We spoke with officials at The Finley Hospital in Dubuque, they say each year staff members fill out confidentiality agreements. By signing, they agree not to share your password with others and that they won't access information without cause.

"It's becoming more and more important because the public is becoming more aware of that," Director of Health Information Management, Susan Haber said.

She says, now more than ever, patient privacy is just as much a part of the job as the rest, no matter what the case.

"It is extremely important that all staff, whether it be volunteers, nursing staff, physicians, anyone that has access to phi, which is protected health information, that they are only looking at that on a need to know basis," Haber said.

Haber says the hospital trains every employee about the rules of patient privacy. But she admits that in today's technologically savvy medical world, it's easy to access information.

"With Facebook and text messaging information can be transferred in a way that extremely fast," Haber said.

On the flip-side, she says it's that very technology that also makes it easy to track down.

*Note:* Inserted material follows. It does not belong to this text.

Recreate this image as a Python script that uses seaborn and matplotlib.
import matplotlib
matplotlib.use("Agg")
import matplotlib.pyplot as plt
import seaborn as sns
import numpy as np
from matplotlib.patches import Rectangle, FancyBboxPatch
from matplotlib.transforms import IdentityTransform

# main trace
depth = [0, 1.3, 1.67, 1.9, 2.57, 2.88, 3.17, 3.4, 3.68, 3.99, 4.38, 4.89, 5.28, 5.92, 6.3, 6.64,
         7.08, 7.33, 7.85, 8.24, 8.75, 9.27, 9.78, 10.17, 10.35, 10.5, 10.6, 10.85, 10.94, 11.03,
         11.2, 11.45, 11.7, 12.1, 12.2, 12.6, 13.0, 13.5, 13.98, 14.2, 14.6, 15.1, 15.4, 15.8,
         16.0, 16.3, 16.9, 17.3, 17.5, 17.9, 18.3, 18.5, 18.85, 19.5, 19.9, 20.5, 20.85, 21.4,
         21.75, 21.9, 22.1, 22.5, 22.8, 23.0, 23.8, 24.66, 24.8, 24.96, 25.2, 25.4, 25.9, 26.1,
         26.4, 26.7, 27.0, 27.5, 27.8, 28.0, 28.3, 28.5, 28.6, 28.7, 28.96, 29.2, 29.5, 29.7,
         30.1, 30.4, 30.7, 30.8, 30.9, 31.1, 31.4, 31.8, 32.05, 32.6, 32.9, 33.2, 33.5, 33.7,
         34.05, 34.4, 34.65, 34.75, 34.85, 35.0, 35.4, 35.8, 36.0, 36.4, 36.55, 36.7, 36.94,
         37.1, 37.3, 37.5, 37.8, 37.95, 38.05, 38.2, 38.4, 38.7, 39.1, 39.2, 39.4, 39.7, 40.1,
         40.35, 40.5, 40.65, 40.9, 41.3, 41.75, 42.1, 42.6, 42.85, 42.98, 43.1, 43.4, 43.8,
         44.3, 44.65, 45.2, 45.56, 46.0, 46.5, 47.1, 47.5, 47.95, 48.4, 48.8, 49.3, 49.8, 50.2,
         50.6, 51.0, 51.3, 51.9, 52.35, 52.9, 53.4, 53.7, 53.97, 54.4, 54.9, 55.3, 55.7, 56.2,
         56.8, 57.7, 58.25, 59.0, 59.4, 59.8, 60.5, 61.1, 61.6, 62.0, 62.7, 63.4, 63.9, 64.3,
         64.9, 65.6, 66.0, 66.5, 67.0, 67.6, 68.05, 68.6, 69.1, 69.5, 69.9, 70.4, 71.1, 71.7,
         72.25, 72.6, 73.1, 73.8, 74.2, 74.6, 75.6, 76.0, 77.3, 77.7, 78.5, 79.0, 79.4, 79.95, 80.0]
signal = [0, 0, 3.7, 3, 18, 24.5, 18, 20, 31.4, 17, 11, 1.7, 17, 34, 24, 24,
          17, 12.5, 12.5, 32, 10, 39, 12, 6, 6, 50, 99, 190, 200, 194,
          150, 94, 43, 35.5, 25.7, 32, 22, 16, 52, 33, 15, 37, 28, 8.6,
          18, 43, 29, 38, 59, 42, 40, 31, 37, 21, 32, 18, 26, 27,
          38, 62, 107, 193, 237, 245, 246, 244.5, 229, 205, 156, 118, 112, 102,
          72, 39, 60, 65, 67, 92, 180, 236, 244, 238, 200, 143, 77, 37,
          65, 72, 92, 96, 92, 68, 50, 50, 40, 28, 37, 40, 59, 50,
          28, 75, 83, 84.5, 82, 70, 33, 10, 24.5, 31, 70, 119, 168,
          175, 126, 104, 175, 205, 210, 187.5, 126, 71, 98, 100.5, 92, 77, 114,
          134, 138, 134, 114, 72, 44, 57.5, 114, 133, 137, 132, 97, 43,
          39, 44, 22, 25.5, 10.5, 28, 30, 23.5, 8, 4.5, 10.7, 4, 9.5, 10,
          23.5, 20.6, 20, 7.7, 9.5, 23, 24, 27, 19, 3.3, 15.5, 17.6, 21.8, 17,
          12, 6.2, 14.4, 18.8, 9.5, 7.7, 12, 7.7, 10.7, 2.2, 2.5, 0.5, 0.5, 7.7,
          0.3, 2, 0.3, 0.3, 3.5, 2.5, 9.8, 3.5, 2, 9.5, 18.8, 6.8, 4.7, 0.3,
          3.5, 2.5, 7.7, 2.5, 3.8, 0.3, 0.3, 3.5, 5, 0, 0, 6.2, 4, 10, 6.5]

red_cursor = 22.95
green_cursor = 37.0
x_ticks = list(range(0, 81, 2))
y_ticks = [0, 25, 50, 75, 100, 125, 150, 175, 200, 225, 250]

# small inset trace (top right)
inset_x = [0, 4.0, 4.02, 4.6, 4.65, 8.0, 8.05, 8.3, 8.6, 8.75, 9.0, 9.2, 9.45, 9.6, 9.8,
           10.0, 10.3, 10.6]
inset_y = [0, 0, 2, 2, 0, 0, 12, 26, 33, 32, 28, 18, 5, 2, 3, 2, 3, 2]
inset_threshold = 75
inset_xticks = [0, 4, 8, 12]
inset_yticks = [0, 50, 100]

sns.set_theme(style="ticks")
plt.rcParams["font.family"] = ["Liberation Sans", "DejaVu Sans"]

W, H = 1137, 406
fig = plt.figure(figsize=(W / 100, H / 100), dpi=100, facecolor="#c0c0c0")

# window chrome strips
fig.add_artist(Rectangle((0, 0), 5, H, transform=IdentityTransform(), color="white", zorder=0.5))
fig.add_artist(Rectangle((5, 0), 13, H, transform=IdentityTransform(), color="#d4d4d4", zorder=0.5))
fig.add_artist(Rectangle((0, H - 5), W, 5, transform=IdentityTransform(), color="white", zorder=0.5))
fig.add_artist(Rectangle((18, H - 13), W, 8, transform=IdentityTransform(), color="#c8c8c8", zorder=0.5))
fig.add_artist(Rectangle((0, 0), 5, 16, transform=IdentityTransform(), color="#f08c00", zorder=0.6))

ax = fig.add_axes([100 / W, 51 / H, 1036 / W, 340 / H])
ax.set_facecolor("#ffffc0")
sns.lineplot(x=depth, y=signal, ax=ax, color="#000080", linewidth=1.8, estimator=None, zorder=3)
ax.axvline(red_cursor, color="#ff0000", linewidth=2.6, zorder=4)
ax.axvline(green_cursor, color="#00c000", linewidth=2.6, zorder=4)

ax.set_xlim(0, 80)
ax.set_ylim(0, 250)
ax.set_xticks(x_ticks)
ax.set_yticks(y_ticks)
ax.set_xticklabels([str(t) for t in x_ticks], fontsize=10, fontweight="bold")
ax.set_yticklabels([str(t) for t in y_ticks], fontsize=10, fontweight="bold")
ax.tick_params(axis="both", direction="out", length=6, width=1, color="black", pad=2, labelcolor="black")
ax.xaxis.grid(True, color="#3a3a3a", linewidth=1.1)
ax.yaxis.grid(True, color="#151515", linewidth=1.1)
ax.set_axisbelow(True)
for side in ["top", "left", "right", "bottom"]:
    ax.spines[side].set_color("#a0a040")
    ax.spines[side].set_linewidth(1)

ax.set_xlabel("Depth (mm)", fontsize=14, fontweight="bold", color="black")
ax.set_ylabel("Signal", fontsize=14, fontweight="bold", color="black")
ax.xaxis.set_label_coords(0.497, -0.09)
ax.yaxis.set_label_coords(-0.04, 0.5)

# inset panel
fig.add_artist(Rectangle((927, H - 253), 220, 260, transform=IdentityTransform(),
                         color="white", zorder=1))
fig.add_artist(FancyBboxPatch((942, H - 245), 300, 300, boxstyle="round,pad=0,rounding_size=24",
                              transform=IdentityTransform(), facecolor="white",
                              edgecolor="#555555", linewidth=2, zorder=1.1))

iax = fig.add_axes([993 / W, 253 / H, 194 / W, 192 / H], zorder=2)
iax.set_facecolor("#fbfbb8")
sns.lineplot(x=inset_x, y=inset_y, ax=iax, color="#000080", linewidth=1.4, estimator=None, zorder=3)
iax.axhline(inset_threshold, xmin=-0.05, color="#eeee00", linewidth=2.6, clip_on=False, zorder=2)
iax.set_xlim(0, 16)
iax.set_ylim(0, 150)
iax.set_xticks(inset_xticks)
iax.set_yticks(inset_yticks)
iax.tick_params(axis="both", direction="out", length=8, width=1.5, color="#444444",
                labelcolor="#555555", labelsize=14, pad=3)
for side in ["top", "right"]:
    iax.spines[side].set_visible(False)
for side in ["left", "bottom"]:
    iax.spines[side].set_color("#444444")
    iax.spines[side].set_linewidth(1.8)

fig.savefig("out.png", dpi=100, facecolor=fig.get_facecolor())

"Information can be transferred in a way that extremely fast and the general public doesn't this that it can not be tracked but it definitely can be tracked and traced down to a person. Now you're able to go back and look at who has access this information, what time, what did they access and more specifics," Haber said.

And it's those specifics that will help keep patient privacy a priority. Under current law patient information can be transferred without consent for continued care and for payment purposes; like filing with an insurance company. That piece of the law is expected to change.